The source prefiltering phase and the rupture-generation phase have
been merged into a single preprocessing phase. At the end of it, an
upper limit for the estimated size of the GMFs is printed: it means
that you can kill a calculation if see you that the estimated GMFs
size is of the order of terabytes. It should be noticed that the
estimated size is an upper limit: if there is a `minimum_intensity`
parameter, the GMFs below the threshold are discarded and therefore the
actual size of the GMFs can be a lot less than the estimate, even
orders of magnitude less.
There was a *huge* improvement in the algorithm used to compute the
loss curves and loss maps: they do not require storing the entire asset loss table
anymore, so a lot of calculations that were technically impossible in the
past are now possible and often even easy.
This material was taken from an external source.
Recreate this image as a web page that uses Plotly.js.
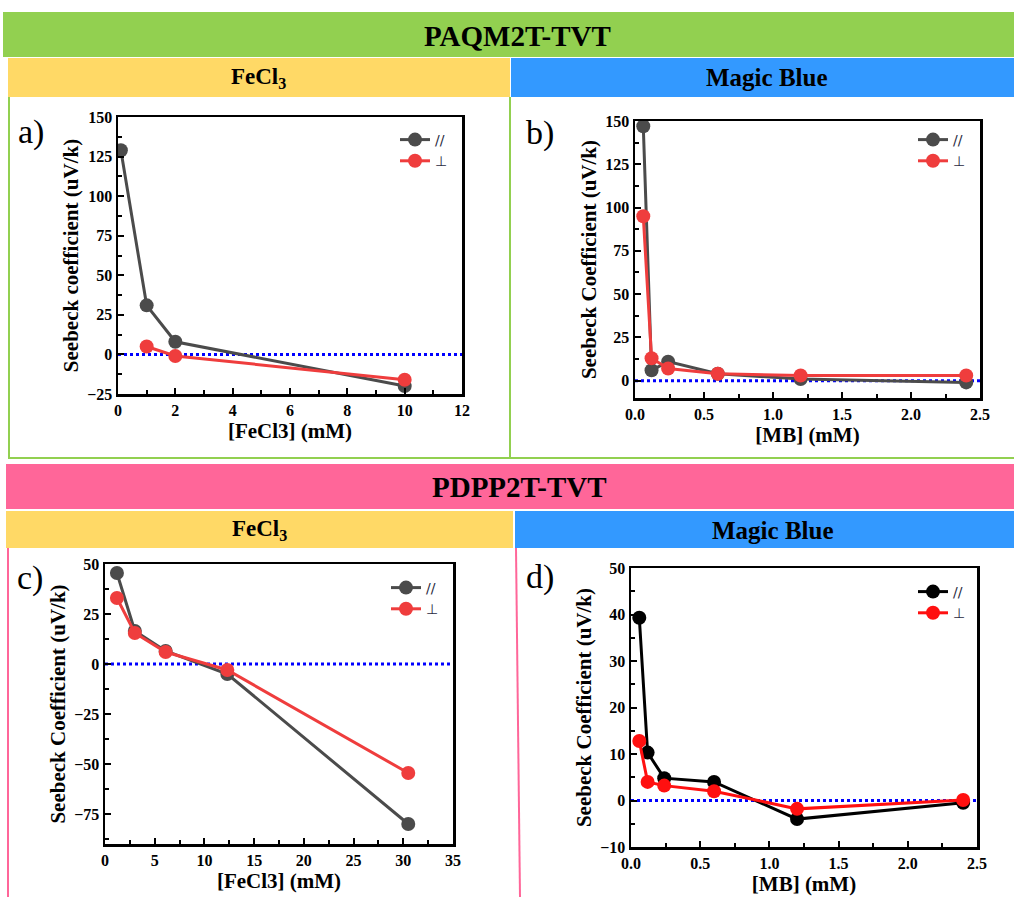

Thanks to this breakthrough,
the loss curves and maps are no more experimental outputs but *bona fide*
outputs, they appear in the Web UI and are exportable like all the other
risk outputs.
Due to the many changes in the event based calculators — changes in the
source splitting procedure, changes in the the source weights, changes
in the seeds generation algorithm, changes in some outputs from
64 bit floats to 32 bit floats and others — the numbers generated with
this release of the engine are slightly different than before.
This is expected.
The way data is stored in the datastore has also changed, in
particular, for the indices of the GMFs and the event based ruptures.
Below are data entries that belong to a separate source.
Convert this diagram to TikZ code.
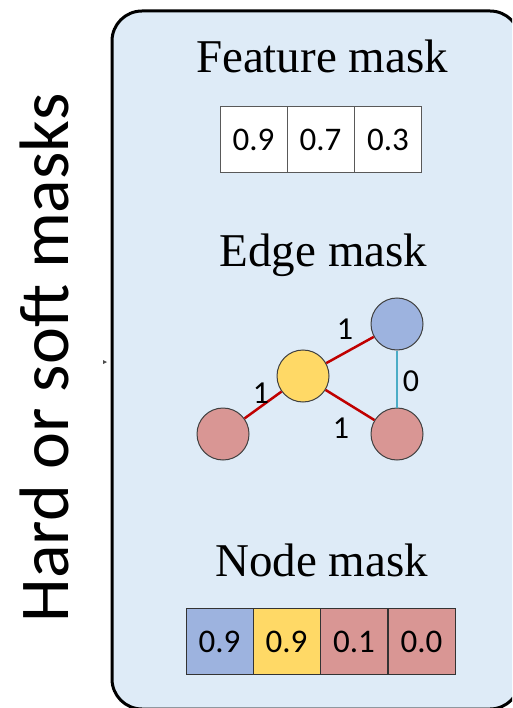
\documentclass[tikz,border=0pt]{standalone}
\usepackage{fontspec}
\setmainfont{Liberation Serif}
\newfontfamily\calfont{Carlito}
\definecolor{panelbg}{HTML}{DEEBF7}
\definecolor{nblue}{HTML}{9DB3DF}
\definecolor{nyellow}{HTML}{FFD966}
\definecolor{npink}{HTML}{D99694}
\definecolor{ered}{HTML}{C00000}
\definecolor{eteal}{HTML}{4BACC6}
\definecolor{cellline}{HTML}{595959}
\tikzset{
  title/.style={anchor=base, inner sep=0pt, font=\fontsize{47}{50}\selectfont},
  cell/.style={draw=cellline, line width=1pt, minimum width=67pt, minimum height=66pt, inner sep=0pt, font=\calfont\fontsize{33}{35}\selectfont},
  gnode/.style={circle, draw=black!75, line width=1pt, minimum size=52pt, inner sep=0pt},
  redge/.style={draw=ered, line width=2.5pt},
  tedge/.style={draw=eteal, line width=2.5pt},
  elabel/.style={inner sep=0pt, font=\calfont\fontsize{32}{34}\selectfont}
}
\begin{document}
\begin{tikzpicture}[x=1pt,y=-1pt]
\clip (0,0) rectangle (512,708);
\fill[white] (0,0) rectangle (512,708);
% panel
\draw[line width=3pt, fill=panelbg, rounded corners=30pt] (112,11) rectangle (520,709);
% side label
\node[rotate=90, anchor=base, inner sep=0pt, font=\calfont\fontsize{70}{72}\selectfont] (side) at (68,358) {Hard or soft masks};
% tiny arrow artifact
\fill[black!70] (103,360) -- (107,362) -- (103,364) -- cycle;
% titles
\node[title] (ft) at (322,73) {Feature mask};
\node[title] (et) at (323.5,266.5) {Edge mask};
\node[title] (nt) at (321.5,576) {Node mask};
% feature mask
\node[cell, fill=white] (f1) at (253.5,140) {0.9};
\node[cell, fill=white] (f2) at (320.5,140) {0.7};
\node[cell, fill=white] (f3) at (388,140) {0.3};
% graph
\node[gnode, fill=nyellow] (y) at (303,376) {};
\node[gnode, fill=nblue] (b) at (397,324) {};
\node[gnode, fill=npink] (pr) at (397,434) {};
\node[gnode, fill=npink] (pl) at (223,434) {};
\draw[redge] (y) -- (b);
\draw[redge] (y) -- (pl);
\draw[redge] (y) -- (pr);
\draw[tedge] (b) -- (pr);
\node[elabel] (l1) at (345,329) {1};
\node[elabel] (l2) at (261,393) {1};
\node[elabel] (l3) at (341,428) {1};
\node[elabel] (l4) at (411,381) {0};
% node mask
\node[cell, fill=nblue, draw=black!80] (n1) at (219.5,641.5) {0.9};
\node[cell, fill=nyellow, draw=black!80] (n2) at (286.5,641.5) {0.9};
\node[cell, fill=npink, draw=black!80] (n3) at (354,641.5) {0.1};
\node[cell, fill=npink, draw=black!80] (n4) at (421.5,641.5) {0.0};
\end{tikzpicture}
\end{document}
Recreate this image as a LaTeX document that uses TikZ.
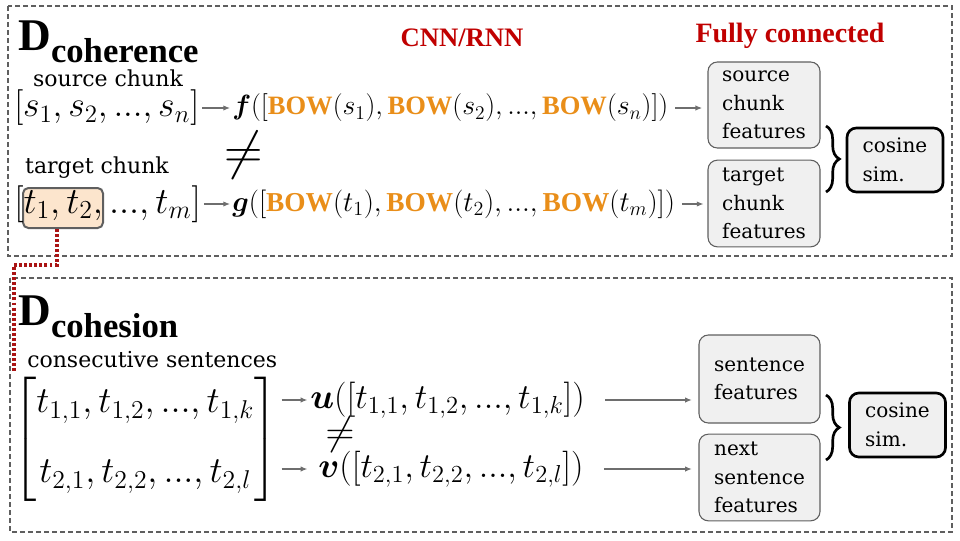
\RequirePackage{fix-cm}
\documentclass[tikz,border=0pt]{standalone}
\usepackage{amsmath}
\usepackage{bm}
\usepackage{graphicx}
\usepackage{fontspec}
\setmainfont{DejaVu Serif}
\newfontfamily\hfont{Liberation Serif}
\usetikzlibrary{arrows.meta,decorations.pathreplacing,calc}
\definecolor{dred}{RGB}{192,0,0}
\definecolor{bow}{RGB}{233,142,25}
\definecolor{peach}{RGB}{252,229,205}
\definecolor{boxfill}{RGB}{240,240,240}
\definecolor{edge}{RGB}{95,95,95}
\definecolor{arrgray}{RGB}{110,110,110}
\definecolor{dotred}{RGB}{170,20,20}
\newcommand{\bowword}{\mbox{\color{bow}\hfont\bfseries\fontsize{21}{21}\selectfont BOW}}
\newcommand{\mydots}{{\ldotp}{\ldotp}{\ldotp}}
\begin{document}
\begin{tikzpicture}[x=0.75pt,y=-0.75pt,
  txt/.style={inner sep=0pt, font=\fontsize{16.5}{20}\selectfont},
  mth/.style={inner sep=0pt, anchor=west, font=\fontsize{22}{26}\selectfont},
  head/.style={inner sep=0pt, text=dred, font=\hfont\fontsize{20}{24}\selectfont\bfseries},
  feat/.style={draw=edge, fill=boxfill, rounded corners=7pt, line width=0.8pt, align=left, inner sep=0pt, font=\fontsize{15}{21.4}\selectfont},
  cosbox/.style={draw=black, fill=boxfill, rounded corners=7pt, line width=2pt, align=left, inner sep=0pt, minimum width=72pt, minimum height=48pt, font=\fontsize{15}{21.4}\selectfont},
  frame/.style={draw=edge, line width=1.1pt, dash pattern=on 4pt off 2pt},
  arr/.style={draw=arrgray, line width=0.8pt, -{Latex[length=5pt,width=4pt]}},
  brc/.style={draw=black, line width=2pt, decorate, decoration={brace, amplitude=10pt}},
  reddot/.style={draw=dotred, line width=2.4pt, dash pattern=on 2.2pt off 1.6pt},
  hlbox/.style={draw=edge, fill=peach, rounded corners=4pt, line width=1.5pt, minimum width=60pt, minimum height=30pt, inner sep=0pt},
  neq/.style={inner sep=0pt}
]
\useasboundingbox (0,0) rectangle (960,540);
% frames
\draw[frame] (8,6) rectangle (952,256);
\draw[frame] (10,278) rectangle (952,532);

% ---------- coherence ----------
\node[anchor=base west, inner sep=0pt] (dcoh) at (18,50) {\hfont\fontsize{34}{34}\selectfont\bfseries D\raisebox{-9pt}{\fontsize{26}{26}\selectfont coherence}};
\node[head] (cnn) at (462,38) {CNN/RNN};
\node[head, font=\hfont\fontsize{21}{24}\selectfont\bfseries] (fc) at (790,36) {Fully connected};

\node[txt] (srclab) at (108,78) {source chunk};
\node[mth] (src) at (14,108) {\resizebox{138.75pt}{!}{$[s_1, s_2, \mydots, s_n]$}};
\node[mth] (f) at (232,108) {\resizebox{327pt}{!}{$\bm{f}([\bowword(s_1), \bowword(s_2), \mydots, \bowword(s_n)])$}};
\node[neq, font=\fontsize{40}{40}\selectfont] (neq1) at (244,155) {$\neq$};

\node[txt] (tgtlab) at (97,168) {target chunk};
\node[hlbox] (hl) at (63,208) {};
\node[mth] (tgt) at (14,204) {\resizebox{140pt}{!}{$[t_1, t_2, \mydots, t_m]$}};
\node[mth] (g) at (232,204) {\resizebox{332pt}{!}{$\bm{g}([\bowword(t_1), \bowword(t_2), \mydots, \bowword(t_m)])$}};

\node[feat, minimum width=84pt, minimum height=64.5pt] (scf) at (764,105) {source\\chunk\\features};
\node[feat, minimum width=84pt, minimum height=65pt] (tcf) at (764,203.5) {target\\chunk\\features};
\node[cosbox] (cos1) at (895,160) {cosine\\sim.};

\draw[arr, shorten <=2pt, shorten >=1.5pt] (src.east) -- (f.west);
\draw[arr, shorten <=5pt, shorten >=4pt] (f.east) -- (f.east -| scf.west);
\draw[arr, shorten <=2pt, shorten >=1.5pt] (tgt.east) -- (g.west);
\draw[arr, shorten <=5pt, shorten >=3pt] (g.east) -- (g.east -| tcf.west);
\draw[brc] (826,126) -- (826,192);

% red dotted link
\coordinate (c1) at (57,265);
\coordinate (c2) at (14,265);
\coordinate (c3) at (14,372);
\draw[reddot] (hl.south -| c1) -- (c1) -- (c2) -- (c3);

% ---------- cohesion ----------
\node[anchor=base west, inner sep=0pt] (dcohs) at (18,325) {\hfont\fontsize{34}{34}\selectfont\bfseries D\raisebox{-9pt}{\fontsize{26}{26}\selectfont cohesion}};
\node[txt, anchor=west] (conlab) at (27,360) {consecutive sentences};
\node[mth] (mat) at (13,439) {\resizebox{198pt}{!}{$\begin{bmatrix} t_{1,1}, t_{1,2}, \mydots, t_{1,k} \\[16pt] t_{2,1}, t_{2,2}, \mydots, t_{2,l} \end{bmatrix}$}};
\node[mth] (u) at (310,400) {\resizebox{206pt}{!}{$\bm{u}([t_{1,1}, t_{1,2}, \mydots, t_{1,k}])$}};
\node[neq, font=\fontsize{30}{30}\selectfont] (neq2) at (340,434) {$\neq$};
\node[mth] (v) at (318,469) {\resizebox{199pt}{!}{$\bm{v}([t_{2,1}, t_{2,2}, \mydots, t_{2,l}])$}};

\node[feat, minimum width=90.75pt, minimum height=66pt] (sf) at (759.5,379) {sentence\\features};
\node[feat, minimum width=90.75pt, minimum height=65pt] (nsf) at (759.5,477.5) {next\\sentence\\features};
\node[cosbox] (cos2) at (897.5,425) {cosine\\sim.};

\draw[arr, shorten <=3pt, shorten >=2pt] (mat.east |- u.west) -- (u.west);
\draw[arr, shorten <=3pt, shorten >=8pt] (mat.east |- v.west) -- (v.west);
\draw[arr, shorten <=15pt, shorten >=5pt] (u.east) -- (u.east -| sf.west);
\draw[arr, shorten <=15pt, shorten >=5pt] (v.east) -- (v.east -| nsf.west);
\draw[brc] (826,395) -- (826,460);
\end{tikzpicture}
\end{document}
These changes have been forced by a bug in HDFView 3.0 which is unable to visualize
variable-length structured arrays, so we had to simplify the data
structures used by the engine.
During the calculation of the statistical hazard curves we now also compute
the statistical hazard maps and store them. This makes the export of the
hazard maps extremely fast at the cost of making the main computation slightly
slower.
We implemented the equivalent epicentre distance approximation. This is
useful if you want to compare the results of a hazard calculation made
with the OpenQuake engine with some other code using that approximation
(i.e. USGS Fortran code).
There were also some minor changes in the risk calculators, in particular
in the number of risk inputs generated.
We changed the `dmg_by_event` exporter which now produces a single .csv with
all realizations instead of one file per realization. This is more convenient
and more consistent with the way the GMF exporter works.
Finally the memory consumption in UCERF classical calculations has been
reduced drastically and the calculator is now optimized and simplified.
Changes to hazardlib/HMTK
-------------------------
We made some work to make hazardlib more extensible: in particular, it
is now possible to add new site parameters, new intensity measure
types and new ground motion prediction equations *in user code*, without
changing core modules of hazardlib. This was a major improvement.
While at it, we added some new site parameters and new IMTs for
geotechnic hazard. We also added a MultiGMPE clas calling different
IMTs from different GMPEs, again for use in geotechnic hazard.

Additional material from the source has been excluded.